Task instructions: Answer with a single number: how many lines in the listing below include "this"?

[Lines of data]
* * *
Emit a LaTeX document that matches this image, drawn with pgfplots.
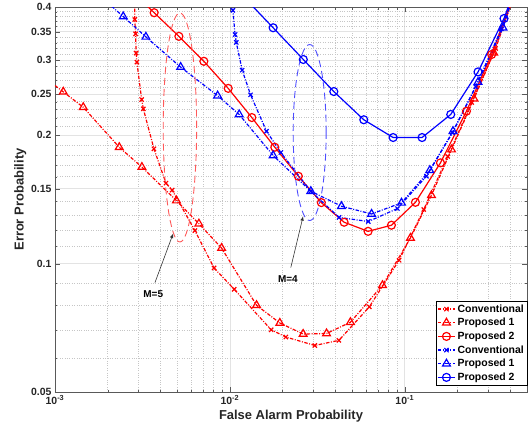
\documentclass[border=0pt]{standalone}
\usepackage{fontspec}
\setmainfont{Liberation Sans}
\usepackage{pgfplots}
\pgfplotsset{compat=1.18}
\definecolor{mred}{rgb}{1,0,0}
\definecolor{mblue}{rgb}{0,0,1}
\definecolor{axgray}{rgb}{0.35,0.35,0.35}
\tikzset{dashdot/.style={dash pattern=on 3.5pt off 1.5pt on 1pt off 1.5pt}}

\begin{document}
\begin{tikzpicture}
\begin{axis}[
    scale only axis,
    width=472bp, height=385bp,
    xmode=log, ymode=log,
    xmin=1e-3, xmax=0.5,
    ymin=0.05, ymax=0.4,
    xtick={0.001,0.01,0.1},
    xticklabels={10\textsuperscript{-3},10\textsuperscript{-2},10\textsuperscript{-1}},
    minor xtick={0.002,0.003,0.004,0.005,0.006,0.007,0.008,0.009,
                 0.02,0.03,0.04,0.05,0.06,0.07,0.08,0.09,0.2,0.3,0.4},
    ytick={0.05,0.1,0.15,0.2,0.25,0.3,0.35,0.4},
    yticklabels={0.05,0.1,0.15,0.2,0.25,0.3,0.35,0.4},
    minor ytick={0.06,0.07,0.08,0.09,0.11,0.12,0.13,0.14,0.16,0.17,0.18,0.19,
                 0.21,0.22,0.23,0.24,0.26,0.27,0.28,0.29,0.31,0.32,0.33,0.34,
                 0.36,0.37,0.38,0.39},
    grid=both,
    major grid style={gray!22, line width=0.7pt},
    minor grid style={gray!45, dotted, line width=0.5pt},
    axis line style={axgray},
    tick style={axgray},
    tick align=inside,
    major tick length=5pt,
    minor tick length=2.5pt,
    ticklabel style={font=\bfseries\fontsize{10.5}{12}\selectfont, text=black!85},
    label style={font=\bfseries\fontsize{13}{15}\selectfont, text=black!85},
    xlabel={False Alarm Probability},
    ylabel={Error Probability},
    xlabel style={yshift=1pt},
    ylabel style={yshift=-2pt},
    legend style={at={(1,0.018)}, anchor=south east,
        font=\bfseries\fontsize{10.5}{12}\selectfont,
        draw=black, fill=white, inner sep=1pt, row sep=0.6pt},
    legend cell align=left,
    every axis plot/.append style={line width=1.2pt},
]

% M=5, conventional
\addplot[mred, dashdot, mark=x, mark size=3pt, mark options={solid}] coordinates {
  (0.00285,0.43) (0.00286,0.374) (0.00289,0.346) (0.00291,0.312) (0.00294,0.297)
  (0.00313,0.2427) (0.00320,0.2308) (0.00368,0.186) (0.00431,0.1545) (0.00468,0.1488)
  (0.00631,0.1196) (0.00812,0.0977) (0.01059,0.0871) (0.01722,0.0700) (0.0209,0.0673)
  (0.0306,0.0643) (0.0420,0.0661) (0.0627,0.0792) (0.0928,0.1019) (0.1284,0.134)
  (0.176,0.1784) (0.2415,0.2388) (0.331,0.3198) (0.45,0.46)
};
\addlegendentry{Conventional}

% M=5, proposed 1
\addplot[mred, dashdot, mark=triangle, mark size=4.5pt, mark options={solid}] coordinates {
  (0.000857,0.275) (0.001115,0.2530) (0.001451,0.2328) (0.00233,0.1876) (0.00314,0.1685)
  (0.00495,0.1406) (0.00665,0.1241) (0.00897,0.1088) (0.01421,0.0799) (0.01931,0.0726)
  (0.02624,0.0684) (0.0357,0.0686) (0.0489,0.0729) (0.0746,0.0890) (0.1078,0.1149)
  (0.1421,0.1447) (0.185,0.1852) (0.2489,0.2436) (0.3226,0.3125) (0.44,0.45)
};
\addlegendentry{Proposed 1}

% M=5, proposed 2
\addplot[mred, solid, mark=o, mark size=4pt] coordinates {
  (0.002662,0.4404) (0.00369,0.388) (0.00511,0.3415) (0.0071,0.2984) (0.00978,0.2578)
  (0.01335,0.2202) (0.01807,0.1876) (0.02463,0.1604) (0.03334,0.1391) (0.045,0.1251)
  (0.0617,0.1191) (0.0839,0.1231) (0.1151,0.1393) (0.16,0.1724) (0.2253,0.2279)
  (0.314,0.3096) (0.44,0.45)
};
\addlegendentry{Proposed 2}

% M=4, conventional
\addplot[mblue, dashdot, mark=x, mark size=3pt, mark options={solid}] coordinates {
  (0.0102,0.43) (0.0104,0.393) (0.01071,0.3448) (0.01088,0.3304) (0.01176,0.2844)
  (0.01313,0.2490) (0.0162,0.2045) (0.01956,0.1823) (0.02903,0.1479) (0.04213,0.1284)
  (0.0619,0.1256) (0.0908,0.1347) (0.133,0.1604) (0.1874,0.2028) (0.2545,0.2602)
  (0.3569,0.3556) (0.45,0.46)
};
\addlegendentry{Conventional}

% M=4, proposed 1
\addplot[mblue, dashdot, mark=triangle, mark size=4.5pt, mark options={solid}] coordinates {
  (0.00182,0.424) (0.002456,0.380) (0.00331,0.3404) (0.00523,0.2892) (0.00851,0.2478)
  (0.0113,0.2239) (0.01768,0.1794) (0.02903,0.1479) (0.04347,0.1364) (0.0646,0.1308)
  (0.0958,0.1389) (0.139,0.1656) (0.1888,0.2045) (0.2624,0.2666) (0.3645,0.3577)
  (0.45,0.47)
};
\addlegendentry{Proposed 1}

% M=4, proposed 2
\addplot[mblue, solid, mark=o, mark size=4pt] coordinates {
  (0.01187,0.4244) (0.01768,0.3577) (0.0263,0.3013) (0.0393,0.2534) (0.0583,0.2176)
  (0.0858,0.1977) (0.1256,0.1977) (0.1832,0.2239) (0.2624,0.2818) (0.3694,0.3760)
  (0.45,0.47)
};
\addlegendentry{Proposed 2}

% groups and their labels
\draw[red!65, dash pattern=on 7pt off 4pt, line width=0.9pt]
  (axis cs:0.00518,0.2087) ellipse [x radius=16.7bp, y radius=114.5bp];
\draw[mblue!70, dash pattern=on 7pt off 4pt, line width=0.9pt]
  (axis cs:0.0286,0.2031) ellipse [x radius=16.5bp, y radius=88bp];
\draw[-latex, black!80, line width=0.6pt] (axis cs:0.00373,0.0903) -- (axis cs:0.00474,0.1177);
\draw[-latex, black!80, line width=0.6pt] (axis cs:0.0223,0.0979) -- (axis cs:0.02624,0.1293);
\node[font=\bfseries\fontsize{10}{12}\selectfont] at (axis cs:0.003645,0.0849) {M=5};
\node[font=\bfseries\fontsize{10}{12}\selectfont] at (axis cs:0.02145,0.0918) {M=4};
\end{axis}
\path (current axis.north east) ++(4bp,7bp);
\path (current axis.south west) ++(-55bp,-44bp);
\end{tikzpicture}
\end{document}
* * *
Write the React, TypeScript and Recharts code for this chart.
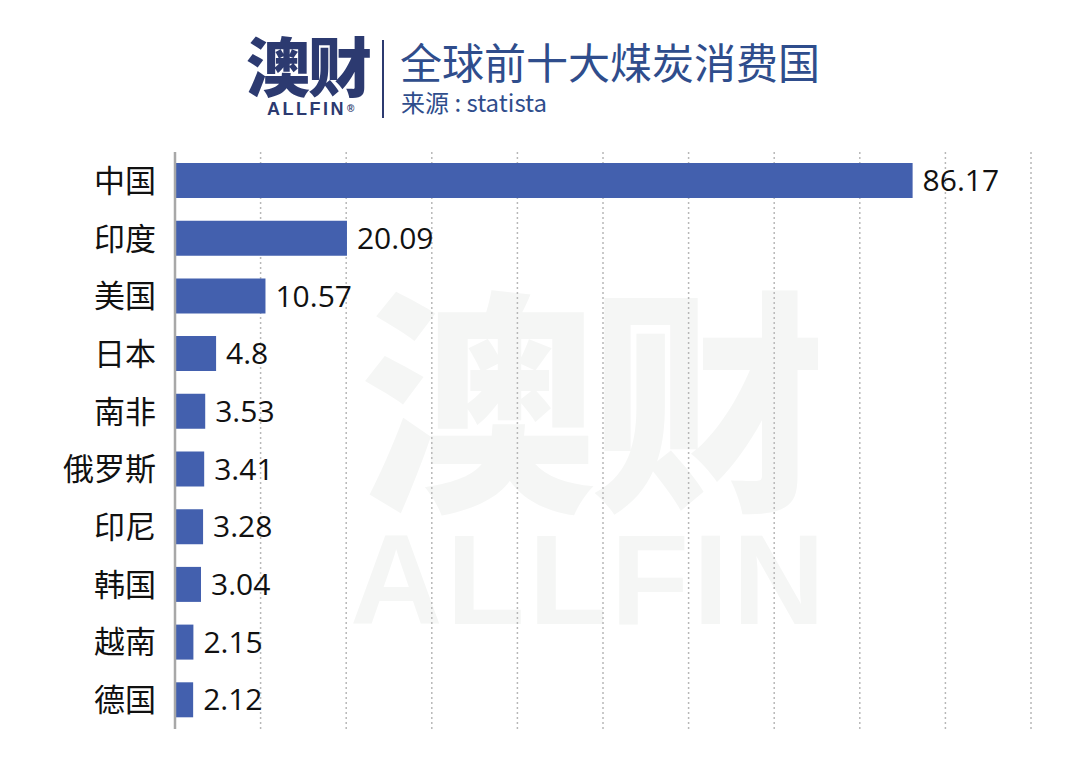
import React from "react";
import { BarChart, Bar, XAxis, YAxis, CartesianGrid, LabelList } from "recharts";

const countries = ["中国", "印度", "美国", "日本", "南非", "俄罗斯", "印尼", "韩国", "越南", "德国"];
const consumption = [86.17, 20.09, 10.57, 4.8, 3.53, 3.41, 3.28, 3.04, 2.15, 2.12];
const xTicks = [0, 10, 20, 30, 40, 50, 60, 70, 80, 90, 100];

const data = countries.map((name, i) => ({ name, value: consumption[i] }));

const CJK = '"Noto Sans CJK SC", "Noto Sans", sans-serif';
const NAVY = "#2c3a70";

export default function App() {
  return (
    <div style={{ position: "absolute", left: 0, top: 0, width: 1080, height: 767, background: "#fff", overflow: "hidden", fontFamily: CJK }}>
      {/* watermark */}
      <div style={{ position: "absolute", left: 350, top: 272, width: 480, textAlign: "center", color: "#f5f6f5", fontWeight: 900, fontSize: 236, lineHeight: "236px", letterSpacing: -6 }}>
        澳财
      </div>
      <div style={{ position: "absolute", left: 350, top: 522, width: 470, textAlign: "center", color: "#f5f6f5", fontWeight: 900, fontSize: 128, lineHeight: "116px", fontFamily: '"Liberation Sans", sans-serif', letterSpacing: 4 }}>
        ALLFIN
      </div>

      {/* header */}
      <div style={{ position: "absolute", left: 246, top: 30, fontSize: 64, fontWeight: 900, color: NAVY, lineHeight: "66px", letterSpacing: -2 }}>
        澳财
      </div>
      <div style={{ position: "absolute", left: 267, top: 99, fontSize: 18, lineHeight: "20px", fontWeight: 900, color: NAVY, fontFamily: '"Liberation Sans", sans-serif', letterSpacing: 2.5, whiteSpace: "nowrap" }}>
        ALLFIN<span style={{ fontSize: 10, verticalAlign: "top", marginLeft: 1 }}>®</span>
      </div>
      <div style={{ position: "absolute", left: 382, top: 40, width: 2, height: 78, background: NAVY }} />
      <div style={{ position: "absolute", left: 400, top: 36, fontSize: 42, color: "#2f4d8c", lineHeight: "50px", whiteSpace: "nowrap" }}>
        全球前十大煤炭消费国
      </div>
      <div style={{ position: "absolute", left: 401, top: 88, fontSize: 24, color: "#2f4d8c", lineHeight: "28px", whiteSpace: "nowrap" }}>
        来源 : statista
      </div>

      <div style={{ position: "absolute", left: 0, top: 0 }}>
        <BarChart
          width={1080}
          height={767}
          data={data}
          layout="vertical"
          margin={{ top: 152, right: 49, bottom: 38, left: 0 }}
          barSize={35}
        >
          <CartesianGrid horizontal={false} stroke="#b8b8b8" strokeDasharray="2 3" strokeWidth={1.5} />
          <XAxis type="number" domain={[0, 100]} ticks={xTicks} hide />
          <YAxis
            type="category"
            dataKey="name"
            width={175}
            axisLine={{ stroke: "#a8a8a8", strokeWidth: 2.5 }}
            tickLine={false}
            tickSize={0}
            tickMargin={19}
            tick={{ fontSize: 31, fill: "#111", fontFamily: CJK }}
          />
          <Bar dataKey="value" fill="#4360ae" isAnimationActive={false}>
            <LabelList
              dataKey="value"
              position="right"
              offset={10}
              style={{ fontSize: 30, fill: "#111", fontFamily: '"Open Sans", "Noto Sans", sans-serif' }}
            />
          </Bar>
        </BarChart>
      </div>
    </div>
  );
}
* * *
Task response: 2